I stand by my original statement, and I think the tone of your response doesn't particularly invite debate on that point, but I do want to address this:
How much software would you be writing if you had to crank widgets for a living instead?
I've done pizza delivery, tech support, coffee barista, construction, and a bunch of jobs I barely even remember.
I was writing software while I was doing all of it.
My side project is Appleseed, which I've written in my spare time, which is tens of thousands of lines of code, and six years in the making, without any particular economic incentive. I've always worked whatever job I could to pay the bills, but no amount of poverty has ever stopped me from coding, at one point I had to sell my only computer to make rent, and managed to find someone who could lend me an older laptop so I could continue coding. And everything I've written is open source.
Writers, like programmers, and artists, and other creative people, create because they love to do it, because they'd rather do it for nothing, than not do it at all.
Dont' be ridiculous. For 3 of the last 4 years my sole income was from doing free software.
This is 100% spot on:
"In other words, your previous answer was a cutesy lie. You do not, in fact, earn a living giving away software. You earn a living getting people to pay you to to write software."
How can an author do that? There is absolutely no equivalence between the economic model around free software and the economic model around music and books. Free software makes money by giving it away to a lot of people, and getting money from the few people that need extra. Some people will pay for you to add a feature or provide support or make a change or put it under a different license or gaurentee uptime. Maybe the project matters so much to a person or group that they will pay someone to work full time on it. This is what makes FOSS go economically.

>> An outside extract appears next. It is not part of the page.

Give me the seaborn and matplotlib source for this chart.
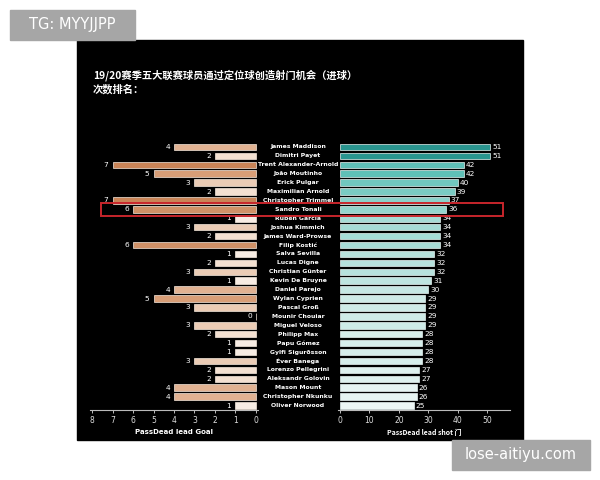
import matplotlib
matplotlib.use("Agg")
import matplotlib.pyplot as plt
import matplotlib.transforms as mtransforms
from matplotlib.patches import Rectangle
import seaborn as sns

players = ["James Maddison", "Dimitri Payet", "Trent Alexander-Arnold", "João Moutinho",
           "Erick Pulgar", "Maximilian Arnold", "Christopher Trimmel", "Sandro Tonali",
           "Rubén García", "Joshua Kimmich", "James Ward-Prowse", "Filip Kostić",
           "Salva Sevilla", "Lucas Digne", "Christian Günter", "Kevin De Bruyne",
           "Daniel Parejo", "Wylan Cyprien", "Pascal Groß", "Mounir Chouiar",
           "Miguel Veloso", "Philipp Max", "Papu Gómez", "Gylfi Sigurðsson",
           "Éver Banega", "Lorenzo Pellegrini", "Aleksandr Golovin", "Mason Mount",
           "Christopher Nkunku", "Oliver Norwood"]
goals = [4, 2, 7, 5, 3, 2, 7, 6, 1, 3, 2, 6, 1, 2, 3, 1, 4, 5, 3, 0,
         3, 2, 1, 1, 3, 2, 2, 4, 4, 1]
shots = [51, 51, 42, 42, 40, 39, 37, 36, 34, 34, 34, 34, 32, 32, 32, 31, 30, 29, 29, 29,
         29, 28, 28, 28, 28, 27, 27, 26, 26, 25]
left_ticks = [8, 7, 6, 5, 4, 3, 2, 1, 0]
right_ticks = [0, 10, 20, 30, 40, 50]
highlight = "Sandro Tonali"

plt.rcParams["font.family"] = ["DejaVu Sans"]
fig = plt.figure(figsize=(6, 4.8), dpi=100)
fig.patch.set_facecolor("white")

# black panel + watermarks (behind the axes)
fig.patches.append(Rectangle((77 / 600, 1 - 440 / 480), 446 / 600, 400 / 480,
                             transform=fig.transFigure, color="black", zorder=-2))
fig.patches.append(Rectangle((10 / 600, 1 - 40 / 480), 125 / 600, 30 / 480,
                             transform=fig.transFigure, color="#a6a6a6", zorder=-1))
fig.text(72 / 600, 1 - 25 / 480, "TG: MYYJJPP", color="white", fontsize=10.5,
         ha="center", va="center")
fig.patches.append(Rectangle((452 / 600, 1 - 470 / 480), 138 / 600, 30 / 480,
                             transform=fig.transFigure, color="#a6a6a6", zorder=-1))
fig.text(521 / 600, 1 - 455 / 480, "lose-aitiyu.com", color="white", fontsize=10.5,
         ha="center", va="center")

cjk = ["Noto Sans CJK SC", "DejaVu Sans"]
fig.text(93 / 600, 1 - 75 / 480, "19/20赛季五大联赛球员通过定位球创造射门机会（进球）",
         color="white", fontsize=7.4, fontweight="bold", family=cjk, va="center")
fig.text(93 / 600, 1 - 89 / 480, "次数排名：", color="white", fontsize=7.4,
         fontweight="bold", family=cjk, va="center")

bottom, height = 1 - 410 / 480, 267.5 / 480
ax_l = fig.add_axes([90 / 600, bottom, 168 / 600, height])
ax_r = fig.add_axes([338 / 600, bottom, 172 / 600, height])

goal_cmap = sns.blend_palette(["#fbf7f4", "#f2dccb", "#daa27c", "#c98457"], as_cmap=True)
shot_cmap = sns.blend_palette(["#edf7f5", "#a9ddd7", "#5cbfb6", "#2a958f"], as_cmap=True)
goal_cols = [goal_cmap(g / 7) for g in goals]
shot_cols = [shot_cmap((s - 25) / 26) for s in shots]

sns.barplot(x=goals, y=players, hue=players, palette=goal_cols, legend=False,
            orient="h", width=0.72, saturation=1, edgecolor="#f6e9de", linewidth=0.5, ax=ax_l)
sns.barplot(x=shots, y=players, hue=players, palette=shot_cols, legend=False,
            orient="h", width=0.72, saturation=1, edgecolor="#e8f4f2", linewidth=0.5, ax=ax_r)

for ax in (ax_l, ax_r):
    ax.set_facecolor("black")
    ax.patch.set_alpha(0)
    for s in ("top", "right", "left"):
        ax.spines[s].set_visible(False)
    ax.spines["bottom"].set_color("#bbbbbb")
    ax.spines["bottom"].set_linewidth(0.8)
    ax.set_yticks([])
    ax.set_ylabel("")
    ax.set_ylim(29.5, -0.5)
    ax.tick_params(axis="x", colors="#dddddd", labelsize=5.5, length=2, width=0.6, pad=2)

ax_l.set_xlim(8.1, -0.1)
ax_l.set_xticks(left_ticks)
ax_r.set_xlim(-0.7, 57.8)
ax_r.set_xticks(right_ticks)
ax_l.set_xlabel("PassDead lead Goal", color="white", fontsize=5, fontweight="bold", labelpad=3)
ax_r.set_xlabel("PassDead lead shot 门", color="white", fontsize=5, fontweight="bold",
                labelpad=3, family=cjk)

for i, (g, s) in enumerate(zip(goals, shots)):
    ax_l.annotate(str(g), (g, i), xytext=(-3, 0), textcoords="offset points",
                  ha="right", va="center", color="white", fontsize=5.3)
    ax_r.annotate(str(s), (s, i), xytext=(1.5, 0), textcoords="offset points",
                  ha="left", va="center", color="white", fontsize=5.3)

name_tr = mtransforms.blended_transform_factory(fig.transFigure, ax_r.transData)
for i, name in enumerate(players):
    ax_r.text(298 / 600, i, name, transform=name_tr, ha="center", va="center",
              color="white", fontsize=4.4, fontweight="bold", clip_on=False)

# highlight box
row = players.index(highlight)
y0 = ax_r.transData.transform((0, row + 0.72))[1] / fig.bbox.height
y1 = ax_r.transData.transform((0, row - 0.72))[1] / fig.bbox.height
fig.patches.append(Rectangle((101 / 600, y0), 402 / 600, y1 - y0, transform=fig.transFigure,
                             fill=False, edgecolor="#c8262c", linewidth=1.4, zorder=5))

fig.savefig("out.png", dpi=100)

A book is a book for everyone. Once you have the book, what else could you need?
And to say that a side project and full time are the same thing is also ridiculous. I did a lot more coding on FOSS when I didn't have a 40-50 hour a week comittment to my FT job going on.
Also, there's a whole culture of free fiction on the internet. It's pretty huge, although most of it is crap, there are some real nuggets of goodness out there.
Of course, most of the stuff people charge for is crap, too.